A “Magic Flute” for Our Times

Kenneth Branagh’s “The Magic Flute”: Rebalancing Masculine and Feminine

The “Elucidation” is a French poem from the early 13th century that is often called the Grail Precursor or Prologue,  for in it we find many elements of what will become the story of the search for the Holy Grail. The second section of the poem tells of how the Maidens of the Well would serve food and drink in golden bowls to travelers who asked politely for their help. Then King Amangon raped one of the maidens and stole her golden bowl. As a result,

Afterwards many others did likewise
Because of the example given
By the king who should have protected the maidens
And guarded and kept them safe.

The violated maidens retreat to the Castle of the Fisher King, which then vanishes. Amangon and his knights all meet “dreadful ends,” but the repercussions don’t end there.

The land was so wasted
That no tree ever bloomed there again,
The grasses and flowers withered,
And the streams dried up.

A century later, Arthur and his knights hear the story and immediately resolve to redress this crime and restore the land. They not only protect women, but set out to destroy “the lineage of those who had harmed” the maidens by fighting and killing all would-be rapists. They are told that the wrong will not be righted until knights and maidens have traveled together to find the Court of the Fisher King. The Prologue then tells us that they succeed:

And through them the kingdom was so replenished
That the streams that had stopped flowing
And the springs that had surged forth
Long ago but were now dried up
All flowed again through the meadows;
The grass was once more green and thick
And the woods leafy and shaded.

Although subsequent versions of the story focus on the search for the Fisher King and the Holy Grail and ignore the tale of the violated maidens, this myth appears in other cultures. For example, an ancient Hindu myth tells of Vritra, a demon who has drunk up the rivers and turned the land to a desert. In response Indra, the god of war, joins with Sarasvati, goddess of learning and music, to destroy the demon, and the land is restored.

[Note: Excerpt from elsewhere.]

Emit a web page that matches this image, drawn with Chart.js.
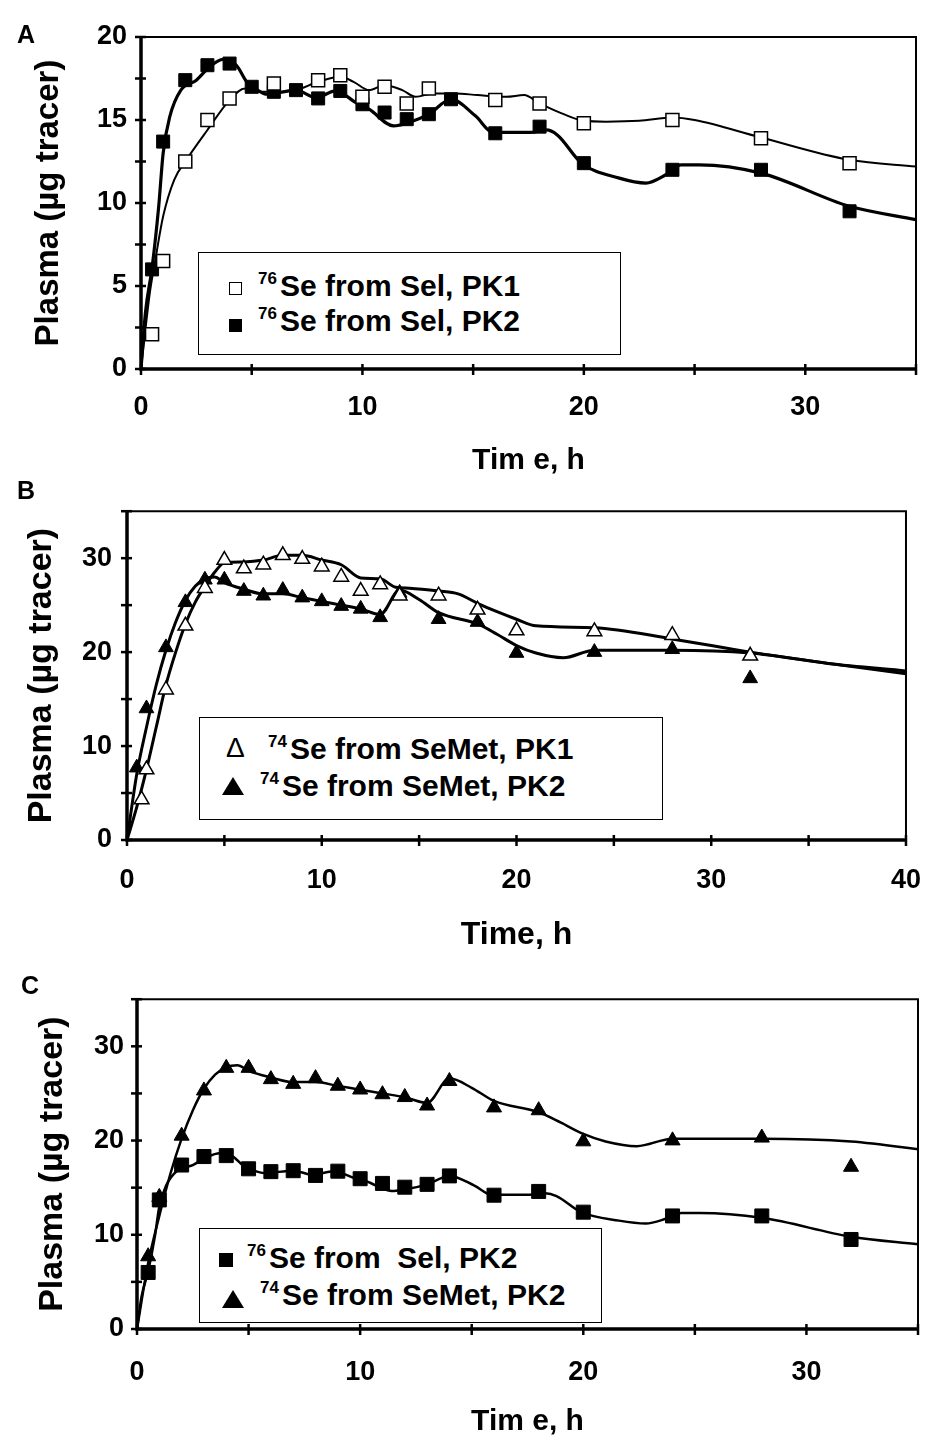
<!DOCTYPE html>
<html>
<head>
<meta charset="utf-8">
<script src="https://cdn.jsdelivr.net/npm/chart.js@4.4.1/dist/chart.umd.min.js"></script>
<style>
  body { margin: 0; background: #fff; width: 945px; height: 1452px; position: relative; overflow: hidden;
         font-family: "Liberation Sans", Arial, sans-serif; color: #000; }
  canvas { position: absolute; left: 0; }
  .letter { position: absolute; font-weight: bold; font-size: 25px; line-height: 25px; }
  .legend { position: absolute; border: 1.5px solid #000; box-sizing: border-box; background: #fff; }
  .row { position: absolute; font-weight: bold; font-size: 30px; line-height: 34px; white-space: pre; }
  .row .sup { font-size: 17px; vertical-align: 12px; line-height: 0; margin-right: 3px; }
  .mk { position: absolute; box-sizing: border-box; }
  .sq-open { border: 1.5px solid #000; background: #fff; }
  .sq-full { background: #000; }
  .tri-full { width: 0; height: 0; border-left: 11px solid transparent; border-right: 11px solid transparent; border-bottom: 18px solid #000; }
  .tri-open { font-weight: normal; font-size: 28px; line-height: 28px; }
</style>
</head>
<body>
<canvas id="chartA" width="945" height="480" style="top:0px;width:945px;height:480px"></canvas>
<canvas id="chartB" width="945" height="490" style="top:480px;width:945px;height:490px"></canvas>
<canvas id="chartC" width="945" height="482" style="top:970px;width:945px;height:482px"></canvas>
<div id="overlay"></div>
<script>
Chart.defaults.font.family = '"Liberation Sans", Arial, sans-serif';
Chart.defaults.color = "#000";

// --- measured points (h, µg tracer) ---
const selPk1Times = [0.5, 1, 2, 3, 4, 6, 8, 9, 10, 11, 12, 13, 16, 18, 20, 24, 28, 32];
const selPk1Values = [2.1, 6.5, 12.5, 15.0, 16.3, 17.2, 17.4, 17.7, 16.4, 17.0, 16.0, 16.9, 16.2, 16.0, 14.8, 15.0, 13.9, 12.4];
const selPk2Times = [0.5, 1, 2, 3, 4, 5, 6, 7, 8, 9, 10, 11, 12, 13, 14, 16, 18, 20, 24, 28, 32];
const selPk2Values = [6.0, 13.7, 17.4, 18.3, 18.4, 17.0, 16.7, 16.8, 16.3, 16.75, 15.95, 15.45, 15.05, 15.35, 16.25, 14.2, 14.6, 12.4, 12.0, 12.0, 9.5];
const semetPk1Times = [0.75, 1, 2, 3, 4, 5, 6, 7, 8, 9, 10, 11, 12, 13, 14, 16, 18, 20, 24, 28, 32];
const semetPk1Values = [4.3, 7.5, 16.0, 22.8, 26.8, 29.8, 28.9, 29.3, 30.3, 29.9, 29.1, 28.0, 26.5, 27.2, 26.0, 26.0, 24.5, 22.3, 22.2, 21.8, 19.6];
const semetPk2Times = [0.5, 1, 2, 3, 4, 5, 6, 7, 8, 9, 10, 11, 12, 13, 14, 16, 18, 20, 24, 28, 32];
const semetPk2Values = [7.7, 14.0, 20.5, 25.3, 27.7, 27.7, 26.5, 26.0, 26.6, 25.8, 25.4, 24.9, 24.6, 23.7, 26.3, 23.5, 23.2, 19.9, 20.0, 20.3, 17.2];

// --- model fit curves ---
const selPk1FitTimes = [0, 0.4, 0.65, 1, 1.5, 2, 3, 4, 4.7, 5.3, 6, 7, 8, 9, 9.6, 10.3, 11, 11.8, 12.4, 13.2, 14.2, 15.2, 16.5, 17.3, 18, 19, 20, 21, 22.5, 24, 25, 28, 32, 35];
const selPk1FitValues = [0, 4.6, 6.6, 9.2, 11.4, 12.5, 14.4, 16.2, 16.9, 16.7, 16.7, 16.8, 17.3, 17.6, 17.3, 16.8, 17.1, 16.8, 16.4, 16.6, 16.6, 16.5, 16.4, 16.5, 16.0, 15.4, 14.95, 14.9, 14.95, 15.15, 15.0, 13.95, 12.6, 12.2];
const selPk2FitTimes = [0, 0.2, 0.5, 0.8, 1, 1.3, 1.8, 2.5, 3.1, 3.7, 4.3, 4.8, 5.1, 5.7, 7, 7.9, 8.8, 9.7, 10.3, 11.4, 12.1, 13, 14, 15.1, 15.9, 17.6, 18.3, 18.8, 19.9, 21.6, 22.8, 23.7, 24.4, 25.2, 28, 32, 35];
const selPk2FitValues = [0, 3.4, 6.1, 9.8, 13, 15.2, 16.8, 17.4, 18.2, 18.65, 18.3, 17.25, 16.95, 16.55, 16.8, 16.35, 16.75, 16.05, 15.65, 14.65, 14.85, 15.35, 16.25, 15.25, 14.25, 14.25, 14.4, 14.1, 12.4, 11.5, 11.2, 11.7, 12.3, 12.3, 11.8, 9.8, 9.0];
const semetPk1FitTimes = [0, 0.5, 1, 1.5, 2, 2.5, 3, 3.5, 4, 4.5, 5, 6, 7, 8, 9, 10, 11, 12, 13, 13.8, 14.5, 16, 17, 18, 19, 20, 21, 24, 28, 32, 36, 40];
const semetPk1FitValues = [0, 3.5, 7.5, 12, 16.5, 20, 23, 25.3, 27, 28.5, 29.5, 29.6, 29.8, 30.3, 30.3, 29.8, 29.3, 27.9, 27.8, 26.9, 26.8, 26.5, 26.2, 25.2, 24.3, 23.5, 22.8, 22.6, 21.4, 20.0, 18.8, 17.7];
const semetPk2FitTimes = [0, 0.5, 1, 1.5, 2, 2.5, 3, 3.5, 4, 4.5, 5, 6, 7, 8, 9, 10, 11, 12, 13, 14, 15, 16, 18, 19, 20, 21, 22.4, 24, 28, 32, 36, 40];
const semetPk2FitValues = [0, 7, 12, 16.5, 20.2, 23.2, 25.5, 27, 27.8, 28, 27.4, 26.7, 26.2, 26.2, 25.8, 25.4, 25, 24.6, 24.0, 26.6, 25.6, 24.2, 23, 21.9, 20.7, 19.9, 19.4, 20.2, 20.2, 19.9, 18.8, 18.0];

// --- labelled tick values ---
const timeLabels35 = [0, 10, 20, 30];
const timeLabels40 = [0, 10, 20, 30, 40];
const plasmaLabelsA = [0, 5, 10, 15, 20];
const plasmaLabelsBC = [0, 10, 20, 30];

const yTitle = "Plasma (\u00b5g tracer)";
const legendLabels = {
  a: [["76", "Se from Sel, PK1"], ["76", "Se from Sel, PK2"]],
  b: [["74", "Se from SeMet, PK1"], ["74", "Se from SeMet, PK2"]],
  c: [["76", "Se from  Sel, PK2"], ["74", "Se from SeMet, PK2"]],
};

const toPoints = (ts, vs) => ts.map((t, i) => ({ x: t, y: vs[i] }));

function markerSet(ts, vs, style, filled, radius) {
  return {
    data: toPoints(ts, vs),
    showLine: false,
    pointStyle: style,
    pointRadius: radius,
    pointBackgroundColor: filled ? "#000" : "#fff",
    pointBorderColor: "#000",
    pointBorderWidth: filled ? 1 : 1.5,
    order: 0,
  };
}

function fitSet(ts, vs, width) {
  return {
    data: toPoints(ts, vs),
    borderColor: "#000",
    borderWidth: width,
    pointRadius: 0,
    cubicInterpolationMode: "monotone",
    fill: false,
    order: 1,
  };
}

// box frame and ticks that cross the axes
const framePlugin = {
  id: "frame",
  afterDraw(chart) {
    const { ctx, chartArea: a, scales } = chart;
    ctx.save();
    ctx.strokeStyle = "#000";
    ctx.lineWidth = 2;
    ctx.beginPath();
    ctx.moveTo(a.left, a.top);
    ctx.lineTo(a.right, a.top);
    ctx.lineTo(a.right, a.bottom);
    ctx.stroke();
    ctx.lineWidth = 3.5;
    ctx.beginPath();
    ctx.moveTo(a.left, a.top - 1);
    ctx.lineTo(a.left, a.bottom);
    ctx.lineTo(a.right + 1, a.bottom);
    ctx.stroke();
    ctx.lineWidth = 2.5;
    scales.x.ticks.forEach((t) => {
      const px = scales.x.getPixelForValue(t.value);
      ctx.beginPath();
      ctx.moveTo(px, a.bottom - 5);
      ctx.lineTo(px, a.bottom + 6);
      ctx.stroke();
    });
    scales.y.ticks.forEach((t) => {
      const py = scales.y.getPixelForValue(t.value);
      ctx.beginPath();
      ctx.moveTo(a.left - 6, py);
      ctx.lineTo(a.left + 5, py);
      ctx.stroke();
    });
    ctx.restore();
  },
};

const tickFont = { size: 27, weight: "bold" };

function makeChart(id, p, datasets) {
  return new Chart(document.getElementById(id), {
    type: "line",
    data: { datasets },
    plugins: [framePlugin],
    options: {
      responsive: false,
      animation: false,
      events: [],
      layout: { padding: { left: 0, right: p.padRight, top: p.padTop, bottom: 0 } },
      plugins: { legend: { display: false }, tooltip: { enabled: false } },
      scales: {
        x: {
          type: "linear",
          min: 0,
          max: p.xMax,
          border: { display: false },
          grid: { display: false, drawTicks: false },
          ticks: {
            stepSize: 5,
            autoSkip: false,
            maxRotation: 0,
            padding: p.xTickPad,
            font: tickFont,
            color: "#000",
            callback: (v) => (p.xLabels.includes(v) ? String(v) : ""),
          },
          title: { display: true, text: p.xTitle, font: { size: p.xTitleSize, weight: "bold" }, color: "#000",
                   padding: { top: 0, bottom: p.xTitlePad } },
          afterFit: (s) => { s.height = p.xHeight; },
        },
        y: {
          min: 0,
          max: p.yMax,
          border: { display: false },
          grid: { display: false, drawTicks: false },
          ticks: {
            stepSize: p.yStep,
            autoSkip: false,
            padding: p.yTickPad,
            font: tickFont,
            color: "#000",
            callback: (v) => (p.yLabels.includes(v) ? String(v) : ""),
          },
          title: { display: true, text: yTitle, font: { size: p.yTitleSize, weight: "bold" }, color: "#000",
                   padding: { top: p.yTitlePad, bottom: 0 } },
          afterFit: (s) => { s.width = p.yWidth; },
        },
      },
    },
  });
}

makeChart("chartA",
  { padRight: 29, padTop: 37, xMax: 35, xLabels: timeLabels35, xTickPad: 22, xTitle: "Tim e, h", xTitleSize: 30, xTitlePad: 1, xHeight: 111,
    yMax: 20, yStep: 2.5, yLabels: plasmaLabelsA, yTickPad: 14, yTitleSize: 33, yTitlePad: 29, yWidth: 141 },
  [
    markerSet(selPk1Times, selPk1Values, "rect", false, 9.2),
    markerSet(selPk2Times, selPk2Values, "rect", true, 9.2),
    fitSet(selPk1FitTimes, selPk1FitValues, 2),
    fitSet(selPk2FitTimes, selPk2FitValues, 3.2),
  ]);

makeChart("chartB",
  { padRight: 32, padTop: 17, xMax: 40, xLabels: timeLabels40, xTickPad: 24, xTitle: "Time, h", xTitleSize: 32, xTitlePad: 16, xHeight: 130,
    yMax: 35, yStep: 5, yLabels: plasmaLabelsBC, yTickPad: 15, yTitleSize: 34, yTitlePad: 21, yWidth: 127 },
  [
    markerSet(semetPk1Times, semetPk1Values, "triangle", false, 8.5),
    markerSet(semetPk2Times, semetPk2Values, "triangle", true, 8.5),
    fitSet(semetPk1FitTimes, semetPk1FitValues, 3),
    fitSet(semetPk2FitTimes, semetPk2FitValues, 3),
  ]);

makeChart("chartC",
  { padRight: 23, padTop: 25, xMax: 35, xLabels: timeLabels35, xTickPad: 27, xTitle: "Tim e, h", xTitleSize: 30, xTitlePad: 12, xHeight: 123,
    yMax: 35, yStep: 5, yLabels: plasmaLabelsBC, yTickPad: 13, yTitleSize: 34, yTitlePad: 32, yWidth: 137 },
  [
    markerSet(selPk2Times, selPk2Values, "rect", true, 9.9),
    markerSet(semetPk2Times, semetPk2Values, "triangle", true, 8.7),
    fitSet(selPk2FitTimes, selPk2FitValues, 2.5),
    fitSet(semetPk2FitTimes, semetPk2FitValues, 2.5),
  ]);

// --- panel letters and in-plot legends ---
const overlay = document.getElementById("overlay");
function addEl(cls, style, html) {
  const el = document.createElement("div");
  el.className = cls;
  Object.assign(el.style, style);
  if (html) el.innerHTML = html;
  overlay.appendChild(el);
  return el;
}
const px = (n) => n + "px";

[["A", 17, 22], ["B", 17, 478], ["C", 21, 973]].forEach(([t, l, tp]) =>
  addEl("letter", { left: px(l), top: px(tp) }, t));

const legendLayout = [
  { key: "a", box: [198, 252, 423, 103],
    rows: [{ mk: "sq-open", ml: 228.5, mt: 281.5, size: 13, tx: 258, cy: 286 },
           { mk: "sq-full", ml: 228.5, mt: 318.5, size: 13, tx: 258, cy: 321 }] },
  { key: "b", box: [199, 717, 464, 103],
    rows: [{ mk: "tri-open", ml: 226, mt: 734, tx: 268, cy: 749 },
           { mk: "tri-full", ml: 222, mt: 777, tx: 260, cy: 786 }] },
  { key: "c", box: [199, 1228, 403, 95],
    rows: [{ mk: "sq-full", ml: 219, mt: 1253, size: 14, tx: 247, cy: 1258 },
           { mk: "tri-full", ml: 222, mt: 1290, tx: 260, cy: 1295 }] },
];

legendLayout.forEach((lg) => {
  const [l, t, w, h] = lg.box;
  addEl("legend", { left: px(l), top: px(t), width: px(w), height: px(h) });
  lg.rows.forEach((r, i) => {
    const mstyle = { left: px(r.ml), top: px(r.mt) };
    if (r.size) { mstyle.width = px(r.size); mstyle.height = px(r.size); }
    addEl("mk " + r.mk, mstyle, r.mk === "tri-open" ? "\u0394" : "");
    const [sup, text] = legendLabels[lg.key][i];
    addEl("row", { left: px(r.tx), top: px(r.cy - 17) }, '<span class="sup">' + sup + "</span>" + text);
  });
});
</script>
</body>
</html>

When the masculine and feminine get out of balance, the water disappears and the land gets poisoned, as T.S. Eliot describes in his poem “The Waste Land.” Everything dies. The air is filled with dust and the light is dimmed until noble, true-hearted warriors join with the feminine and with her aid, restore the land to health.

Mozart’s “Magic Flute,” at its most basic, is a typical heroic quest story where the hero Tamino, under the guidance of the wise wizard Sarastro, defeats the evil Queen of the Night and rescues the princess Pamina. When Kenneth Branagh made a film of the opera, he turned to his brilliant friend Stephen Fry for an updated libretto. The result is a gorgeous re-imagining of Mozart’s opera as a reunion of masculine and feminine that restores the poisoned land.

Branagh and Fry set the opera in a world war context. The Queen rides a tank and leads an army, while the serpents that threaten Tamino are tendrils of the poison gas she has released. The Queen represents the destructive side of the feminine that erupts when it is not honored by the masculine, which can happen in both men and women; unless we honor that within us that nurtures and heals, the resulting inner void can make us greedy and cruel to others. In Fry’s libretto, the Queen feels betrayed by Sarastro, her former lover, and her anger is so great she cannot hear Sarastro’s regret and attempts at reconciliation. In her bitterness, she sees their daughter, the maiden Pamina, as a pawn to be used for her own ends, even promising Pamina to a would-be rapist as a reward for his help.

Sarastro is on the side of the light. We grasp that he has learned wisdom in age and now, having failed to reconcile with the feminine, has become the old man who trains the young hero. (How many wise old men were fools when they were young, and now seek to help other young men avoid their mistakes?) In “The Magic Flute,” the princess is not just the prize, as is the usual case in a hero quest story; Pamina holds the magic flute whose music protects and heals. Together, Tamino and Pamino pass through the hero’s trials and emerge, both with a hand holding the magic flute as they raise it over their heads. The flute plays, the forces of darkness are expelled, and the land is healed.

We are seeing this myth play out here and now. The demonic forces of greed are threatening to take over; the king violates women and encourages other men to follow his example; those who have become embittered because their needs have been neglected are lashing out.

But  already the righteous knights are responding. Seasoned warriors are joining with First Nations peoples to help protect the waters of this land. Thousands of veterans went to Standing Rock to face down those who would rape the land and poison the water. When they arrived on the reservation, the leaders of the warriors knelt and begged forgiveness of the tribal elders, the guardians of the land, for their past transgressions. They then vowed to fight alongside them and defend the land, not just at Standing Rock but at Flint, Michigan, where the water has been poisoned for decades, and anywhere else they are needed. Amidst the fear and anger of these times, the magic flute is beginning to play.